The state sales tax had been slated to decrease from the 5 percent rate temporarily enacted in 2016 to 4 percent, but lawmakers in their latest special session renewed 0.45 percent of the expiring tax to avert steep cuts to college campuses and government-financed programs.

With that legislative action, the sales tax rate is shrinking to 4.45 percent instead, a rate enacted for seven years. The decrease will affect nearly every person and business in the state, though it's questionable how many will notice the modest change.

Renewal of part of the sales tax drew heated disagreement over three special sessions this year before lawmakers brokered the final deal a week ago. Conservative Republicans called the deal a tax hike, while Democratic Gov. John Bel Edwards called it a tax cut.

Few lawmakers seemed entirely happy with the tax renewal in the bill sponsored by Baton Rouge Republican Rep. Paula Davis. Democrats would have preferred using income taxes to close the budget gap, while many Republicans said they were unhappy with the idea of voting for a tax at all.

"I see a lot of bottom lips poking out, people not happy, so it must be a compromise," said Republican Sen. Dan Claitor of Baton Rouge. He called himself "proud of the end result."

House Democratic leader Robert Johnson of Marksville called the sales tax "an imperfect, but necessary instrument" to avoid damaging cuts to the TOPS college tuition program, food stamp aid and other government services.

Shreveport Republican Rep. Alan Seabaugh disagreed, saying Louisiana could pay for its priorities without passing new taxes, though he didn't offer ideas for how he'd reshuffle money to make it work. He said in a radio interview: "We had enough money to fund everything."

Senators overwhelmingly voted 33-6 for the partial tax renewal, and the House backed it in a bipartisan 74-24 vote, supported by Republican House Speaker Taylor Barras but opposed by House GOP leader Lance Harris of Alexandria.

Several sales tax breaks for people and companies, particularly a sales tax break charged on business utilities, also are being scaled back as part of the budget compromise.
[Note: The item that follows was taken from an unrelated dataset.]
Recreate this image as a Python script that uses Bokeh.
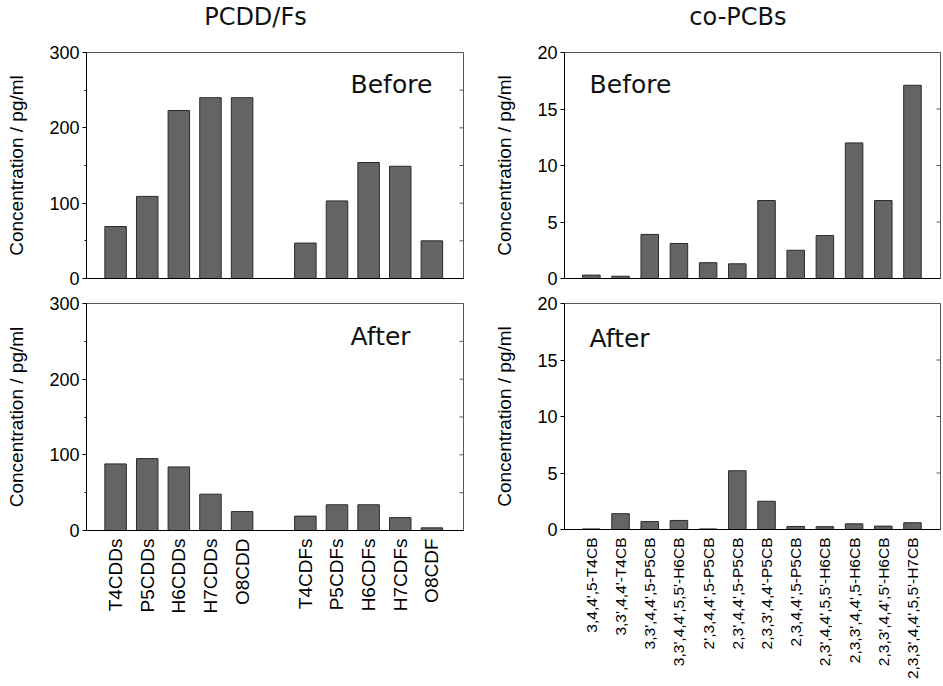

The small, downward adjustment in tax rate isn't enough to dislodge Louisiana from its position on an undesirable list. Louisiana continues to have the highest average state and local sales tax rate in the nation, with an average sales tax of 9.47 percent, according to the latest data available from the nonpartisan, conservative Tax Foundation.

State sales tax still won't be charged on food for home consumption, residential utilities and prescription drugs.

Few other law changes that took effect Sunday have drawn widespread attention. Many of the measures passed by lawmakers earlier this year involve adjustments to government retirement system statutes.

One new law ensures that pornographic films aren't eligible for Louisiana's film tax credit program. Supporters of the measure said the state Department of Economic Development already didn't issue the tax credits to projects involving pornography. The legislation by Rep. Mark Abraham, a Lake Charles Republican, codifies that into law.